● TASK STATEMENT: From the first line of the data below through the line bearing "plt.rcParams['font.family'] = ['DejaVu Sans']", reproduce each line exactly; do not include pictures.
-- -- --
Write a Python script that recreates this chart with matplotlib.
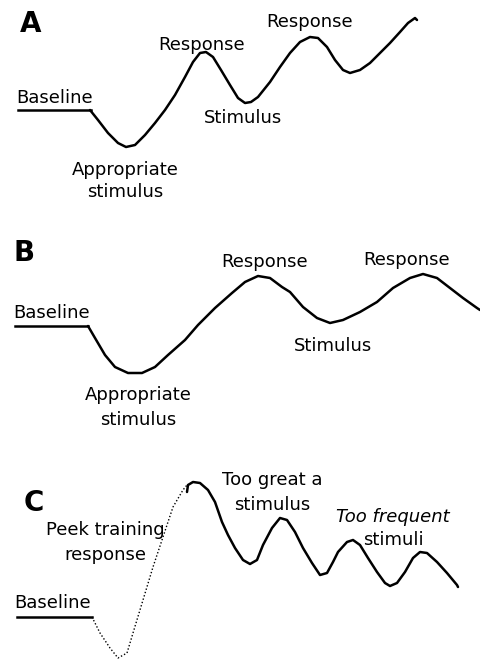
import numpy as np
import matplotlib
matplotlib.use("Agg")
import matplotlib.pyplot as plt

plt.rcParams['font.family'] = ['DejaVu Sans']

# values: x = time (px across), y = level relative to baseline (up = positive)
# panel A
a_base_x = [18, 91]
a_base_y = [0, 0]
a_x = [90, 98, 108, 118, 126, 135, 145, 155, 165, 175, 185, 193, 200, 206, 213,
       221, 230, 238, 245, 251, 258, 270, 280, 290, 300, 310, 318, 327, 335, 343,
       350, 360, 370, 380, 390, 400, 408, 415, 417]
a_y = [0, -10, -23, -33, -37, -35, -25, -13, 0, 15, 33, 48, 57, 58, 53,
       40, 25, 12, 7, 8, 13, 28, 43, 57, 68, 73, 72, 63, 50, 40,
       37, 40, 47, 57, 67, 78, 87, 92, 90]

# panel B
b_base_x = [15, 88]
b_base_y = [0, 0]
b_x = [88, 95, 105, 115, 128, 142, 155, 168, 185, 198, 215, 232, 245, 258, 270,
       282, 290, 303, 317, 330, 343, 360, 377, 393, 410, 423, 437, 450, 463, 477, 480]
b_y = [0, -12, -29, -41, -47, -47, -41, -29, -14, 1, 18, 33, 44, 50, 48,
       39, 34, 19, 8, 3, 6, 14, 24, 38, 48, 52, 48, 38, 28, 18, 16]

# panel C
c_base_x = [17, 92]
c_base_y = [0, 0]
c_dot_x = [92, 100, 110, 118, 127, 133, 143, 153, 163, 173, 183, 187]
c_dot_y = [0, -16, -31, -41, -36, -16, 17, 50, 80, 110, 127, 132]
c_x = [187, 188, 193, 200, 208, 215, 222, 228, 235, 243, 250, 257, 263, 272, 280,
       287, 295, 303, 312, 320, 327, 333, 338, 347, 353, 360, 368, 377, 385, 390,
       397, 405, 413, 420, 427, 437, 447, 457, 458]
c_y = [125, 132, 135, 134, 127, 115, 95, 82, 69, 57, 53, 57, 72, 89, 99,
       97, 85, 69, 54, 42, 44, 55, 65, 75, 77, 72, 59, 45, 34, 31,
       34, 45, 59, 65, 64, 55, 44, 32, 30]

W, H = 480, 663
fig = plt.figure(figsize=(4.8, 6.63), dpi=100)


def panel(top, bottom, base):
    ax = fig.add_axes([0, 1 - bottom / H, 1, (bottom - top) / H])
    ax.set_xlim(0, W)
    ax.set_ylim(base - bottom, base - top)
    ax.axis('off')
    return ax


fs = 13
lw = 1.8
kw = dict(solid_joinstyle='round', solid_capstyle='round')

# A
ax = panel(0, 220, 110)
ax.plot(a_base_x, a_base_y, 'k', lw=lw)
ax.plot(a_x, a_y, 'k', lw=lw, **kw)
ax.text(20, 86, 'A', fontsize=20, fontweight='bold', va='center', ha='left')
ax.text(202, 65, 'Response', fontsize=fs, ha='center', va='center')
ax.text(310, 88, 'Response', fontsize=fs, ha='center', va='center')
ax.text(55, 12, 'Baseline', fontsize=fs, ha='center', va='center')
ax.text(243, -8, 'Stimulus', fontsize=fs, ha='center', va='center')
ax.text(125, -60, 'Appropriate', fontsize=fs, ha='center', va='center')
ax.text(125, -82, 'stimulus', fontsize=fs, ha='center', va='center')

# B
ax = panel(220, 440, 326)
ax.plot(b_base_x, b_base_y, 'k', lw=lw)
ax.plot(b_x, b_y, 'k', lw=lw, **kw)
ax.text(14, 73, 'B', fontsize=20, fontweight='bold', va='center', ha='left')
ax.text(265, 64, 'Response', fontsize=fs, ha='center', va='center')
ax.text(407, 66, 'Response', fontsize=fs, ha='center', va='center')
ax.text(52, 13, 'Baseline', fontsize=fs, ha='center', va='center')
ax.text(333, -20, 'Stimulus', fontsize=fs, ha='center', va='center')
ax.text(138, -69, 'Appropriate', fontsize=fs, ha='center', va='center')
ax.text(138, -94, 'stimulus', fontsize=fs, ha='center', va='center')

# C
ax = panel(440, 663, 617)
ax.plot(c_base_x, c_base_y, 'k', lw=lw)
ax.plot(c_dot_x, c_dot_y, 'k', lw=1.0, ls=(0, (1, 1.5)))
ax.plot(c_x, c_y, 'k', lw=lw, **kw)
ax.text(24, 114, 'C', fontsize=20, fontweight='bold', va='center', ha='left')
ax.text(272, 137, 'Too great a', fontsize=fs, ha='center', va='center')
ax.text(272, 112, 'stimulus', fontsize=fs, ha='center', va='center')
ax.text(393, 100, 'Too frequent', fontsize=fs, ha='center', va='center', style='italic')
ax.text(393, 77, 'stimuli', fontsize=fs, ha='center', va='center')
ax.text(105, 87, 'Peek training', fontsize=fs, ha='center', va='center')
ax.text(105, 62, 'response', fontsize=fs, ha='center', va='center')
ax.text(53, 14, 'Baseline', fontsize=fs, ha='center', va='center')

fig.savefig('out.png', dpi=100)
-- -- --
● RIGHT ANSWER:
Write a Python script that recreates this chart with matplotlib.
import numpy as np
import matplotlib
matplotlib.use("Agg")
import matplotlib.pyplot as plt

plt.rcParams['font.family'] = ['DejaVu Sans']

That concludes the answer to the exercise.